My point IS that you don't consider this to be a high level of consumption. To you it's normal. You've acclimated, and would again if the quality of life were 10x higher.

If people decide to build careers before having children, and DINKs acclimate to their income levels, then any child would feel like an unacceptable quality of life. You'll always feel like you're a rung below where you need to be, and this property would be independent of any particular scale.

Call it pedant's hypothesis. I've proposed it as an explanation. I can neither prove nor disprove it.


If people having children is a public good, maybe it shouldn't be disincentivized?


It's called hedonistic adaptation. Most people scale material consumption with income, and the new consumption level quickly feels normal. If this happens to you, then it's plausible that children will always look expensive, no matter your earned income.

The quality of life that modern, affluent people consider unacceptably low for a family would be considered decadent by most people who ever lived anywhere.
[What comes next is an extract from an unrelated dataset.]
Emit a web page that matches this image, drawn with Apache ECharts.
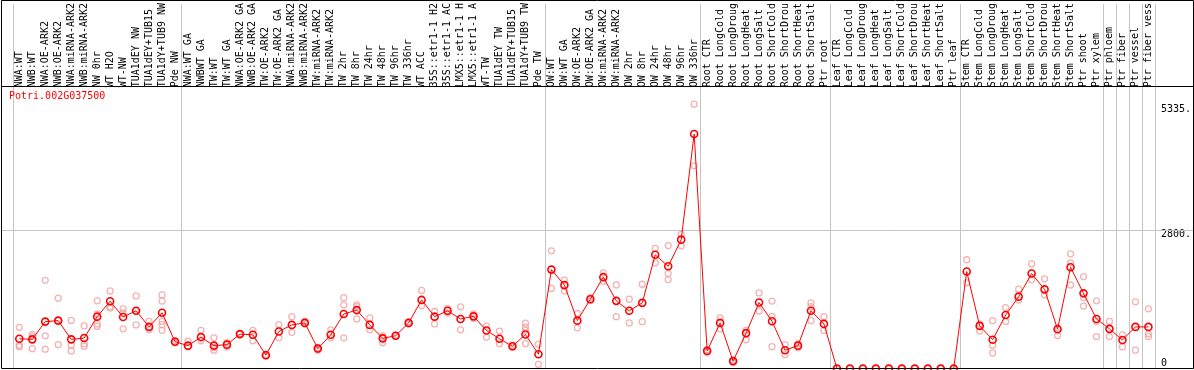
<!DOCTYPE html>
<html>
<head>
<meta charset="utf-8">
<title>Potri.002G037500</title>
<script src="https://cdn.jsdelivr.net/npm/echarts@6.0.0/dist/echarts.min.js"></script>
<style>
html, body { margin: 0; padding: 0; background: #fff; }
#chart { width: 1194px; height: 370px; }
</style>
</head>
<body>
<div id="chart"></div>
<script>
const geneName = 'Potri.002G037500'

const categories = [
  'NWA:WT', 'NWB:WT', 'NWA:OE-ARK2', 'NWB:OE-ARK2', 'NWA:miRNA-ARK2', 'NWB:miRNA-ARK2',
  'NW 0hr', 'WT H2O', 'WT-NW', 'TUA1dEY NW', 'TUA1dEY+TUB15', 'TUA1dY+TUB9 NW', 'Pde NW',
  'NWA:WT GA', 'NWBWT GA', 'TW:WT', 'TW:WT GA', 'NWA:OE-ARK2 GA', 'NWB:OE-ARK2 GA',
  'TW:OE-ARK2', 'TW:OE-ARK2 GA', 'NWA:miRNA-ARK2', 'NWB:miRNA-ARK2', 'TW:miRNA-ARK2',
  'TW:miRNA-ARK2', 'TW 2hr', 'TW 8hr', 'TW 24hr', 'TW 48hr', 'TW 96hr', 'TW 336hr',
  'WT ACC', '35S::etr1-1 H2', '35S::etr1-1 AC', 'LMX5::etr1-1 H', 'LMX5::etr1-1 A',
  'WT-TW', 'TUA1dEY TW', 'TUA1dEY+TUB15', 'TUA1dY+TUB9 TW', 'Pde TW',
  'OW:WT', 'OW:WT GA', 'OW:OE-ARK2', 'OW:OE-ARK2 GA', 'OW:miRNA-ARK2', 'OW:miRNA-ARK2',
  'OW 2hr', 'OW 8hr', 'OW 24hr', 'OW 48hr', 'OW 96hr', 'OW 336hr',
  'Root CTR', 'Root LongCold', 'Root LongDroug', 'Root LongHeat', 'Root LongSalt',
  'Root ShortCold', 'Root ShortDrou', 'Root ShortHeat', 'Root ShortSalt', 'Ptr root',
  'Leaf CTR', 'Leaf LongCold', 'Leaf LongDroug', 'Leaf LongHeat', 'Leaf LongSalt',
  'Leaf ShortCold', 'Leaf ShortDrou', 'Leaf ShortHeat', 'Leaf ShortSalt', 'Ptr leaf',
  'Stem CTR', 'Stem LongCold', 'Stem LongDroug', 'Stem LongHeat', 'Stem LongSalt',
  'Stem ShortCold', 'Stem ShortDrou', 'Stem ShortHeat', 'Stem ShortSalt', 'Ptr shoot',
  'Ptr xylem', 'Ptr phloem', 'Ptr fiber', 'Ptr vessel', 'Ptr fiber vess'
]

// samples per block, blocks are split by grey lines
const groupSizes = [13, 28, 12, 10, 10, 11, 1, 1, 1, 1]

const means = [
  600, 588, 946, 966, 588, 614, 1046, 1358, 1039, 1165, 840, 1125, 541,
  461, 634, 461, 481, 694, 680, 269, 747, 880, 920, 402, 680, 1099, 1179, 880,
  608, 661, 920, 1384, 1046, 1165, 1000, 1052, 767, 601, 448, 687, 289,
  1996, 1683, 966, 1398, 1843, 1365, 1165, 1325, 2295, 2062, 2600, 4731,
  355, 920, 149, 714, 1331, 953, 368, 461, 1165, 900,
  0, 0, 0, 0, 0, 0, 0, 0, 0, 0,
  1956, 860, 581, 1079, 1450, 1916, 1597, 793, 2042, 1517, 1000,
  800, 574, 840, 840
]

const replicates = [
  [830, 470, 440], [690, 650, 400], [1780, 660, 390], [1420, 970, 480], [970, 470, 355],
  [860, 500, 450], [1365, 1100, 900, 850], [1565, 1245, 1220], [1205, 1120, 800],
  [1465, 1165, 880], [950, 840, 780], [1485, 1360, 950, 885, 770], [560, 520],
  [550, 440], [770, 560], [620, 420, 370], [520, 435], [700, 690], [770, 560], [275, 255],
  [885, 620], [1045, 730], [950, 900], [420, 370], [780, 620], [1430, 1280, 620],
  [1285, 1250, 1000], [1020, 780], [660, 520], [670, 650], [940, 900], [1575, 1265],
  [1150, 900], [1210, 1120], [1245, 780], [1100, 1010], [855, 635], [755, 500], [470, 430],
  [915, 835, 770, 500], [490, 85],
  [2375, 1615], [1785, 1565], [1110, 820], [1430, 1370], [1930, 1760], [1685, 1045],
  [1400, 920], [1700, 945], [2425, 2130], [2480, 1915, 1795], [2705, 2475], [5335, 4090],
  [380, 330], [1020, 800], [170, 130], [775, 580], [1525, 1160], [1360, 1050, 440],
  [480, 280], [500, 420], [1325, 1250, 965], [1045, 765],
  [0, 0], [0, 0], [0, 0], [0, 0], [0, 0], [0, 0], [0, 0], [0, 0], [0, 0], [0, 0],
  [2195, 1730], [900, 755], [965, 470, 315], [1230, 950], [1600, 1380], [2115, 1790],
  [1810, 1485], [820, 665], [2315, 2130, 1685], [1855, 1430, 1260], [1365, 950, 645],
  [950, 645], [680, 435], [1345, 370], [1205, 700, 645]
]

const yTicks = [2800, 5335]
const gridLineValue = 2800

const font = 'DejaVu Sans Mono'

const groupStarts = []
let acc = 0
groupSizes.forEach(n => { groupStarts.push(acc); acc += n })

const repPoints = []
replicates.forEach((vals, i) => {
  vals.forEach(v => repPoints.push([i, v]))
})

const chart = echarts.init(document.getElementById('chart'))

const option = {
  animation: false,
  backgroundColor: '#ffffff',
  title: {
    text: geneName,
    left: 9,
    top: 91,
    padding: 0,
    textStyle: { color: '#ff0000', fontSize: 10, fontFamily: font, fontWeight: 'normal' }
  },
  grid: { left: 12.8, right: 37.2, top: 0, bottom: 1.5 },
  xAxis: {
    type: 'category',
    data: categories,
    position: 'top',
    offset: -86,
    boundaryGap: true,
    axisLine: { show: false },
    axisTick: { show: false },
    axisLabel: {
      interval: 0,
      rotate: 90,
      margin: 3,
      color: '#000',
      fontSize: 10,
      fontFamily: font
    },
    splitLine: {
      show: true,
      interval: idx => groupStarts.includes(idx),
      lineStyle: { color: '#c4c4c4', width: 1 }
    }
  },
  yAxis: [{
    type: 'value',
    position: 'right',
    min: 0,
    max: 7350,
    axisLine: { show: false },
    axisTick: { show: false },
    splitLine: { show: false },
    axisLabel: {
      customValues: yTicks,
      formatter: v => v + '.',
      verticalAlign: 'top',
      margin: 6,
      color: '#000',
      fontSize: 10,
      fontFamily: font
    }
  }, {
    // only the zero label, sitting above the bottom edge
    type: 'value',
    position: 'right',
    min: 0,
    max: 7350,
    axisLine: { show: false },
    axisTick: { show: false },
    splitLine: { show: false },
    axisLabel: {
      customValues: [0],
      verticalAlign: 'bottom',
      margin: 6,
      color: '#000',
      fontSize: 10,
      fontFamily: font
    }
  }],
  series: [{
    type: 'scatter',
    data: repPoints,
    symbol: 'circle',
    symbolSize: 6,
    clip: false,
    itemStyle: { color: 'rgba(0,0,0,0)', borderColor: '#f0a0a0', borderWidth: 1.3 },
    z: 2
  }, {
    type: 'line',
    data: means,
    symbol: 'circle',
    symbolSize: 7,
    showAllSymbol: true,
    clip: false,
    lineStyle: { color: '#ff0000', width: 1 },
    itemStyle: { color: 'rgba(0,0,0,0)', borderColor: '#ff0000', borderWidth: 1.6 },
    z: 3
  }]
}

chart.setOption(option)

const yLine = Math.round(chart.convertToPixel({ yAxisIndex: 0 }, gridLineValue)) + 0.5
chart.setOption({
  graphic: [{
    type: 'line',
    z: 1,
    shape: { x1: 1.5, y1: yLine, x2: 1193.5, y2: yLine },
    style: { stroke: '#c4c4c4', lineWidth: 1 }
  }, {
    type: 'line',
    z: 5,
    shape: { x1: 1.5, y1: 86.5, x2: 1193.5, y2: 86.5 },
    style: { stroke: '#000', lineWidth: 1 }
  }, {
    type: 'rect',
    z: 5,
    shape: { x: 1.5, y: 0.5, width: 1192, height: 368 },
    style: { fill: null, stroke: '#000', lineWidth: 1 }
  }]
})
</script>
</body>
</html>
Sure, I'm saying maybe we should distribute public funds to reduce or minimize the affect of having children on your quality of life, if we agree that having children is a public good.
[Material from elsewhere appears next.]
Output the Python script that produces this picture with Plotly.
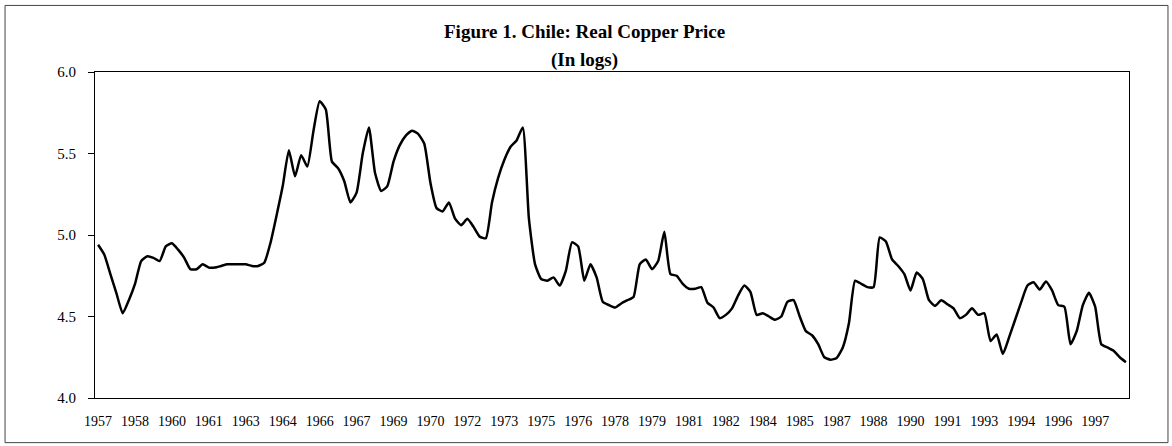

The same way that we give people tax breaks for making donations, because we think making donations is good, people having children are donating their time, physical health, money, and earning potential to the greater good of society, so maybe they should be compensated for it.


Regulating with positive feedback is usually unstable and rife with unintended consequences.

Can we start by striking down regulations that make having children more expensive? Zoning laws, environmental laws, development approval processes, and even building codes have significantly increase the cost of housing. Regulations made daycare prohibitively expensive, while also subsidizing that model over traditional childcare models. High costs are first order effects of these regulations, but there are plenty of second and third order cost increases as well.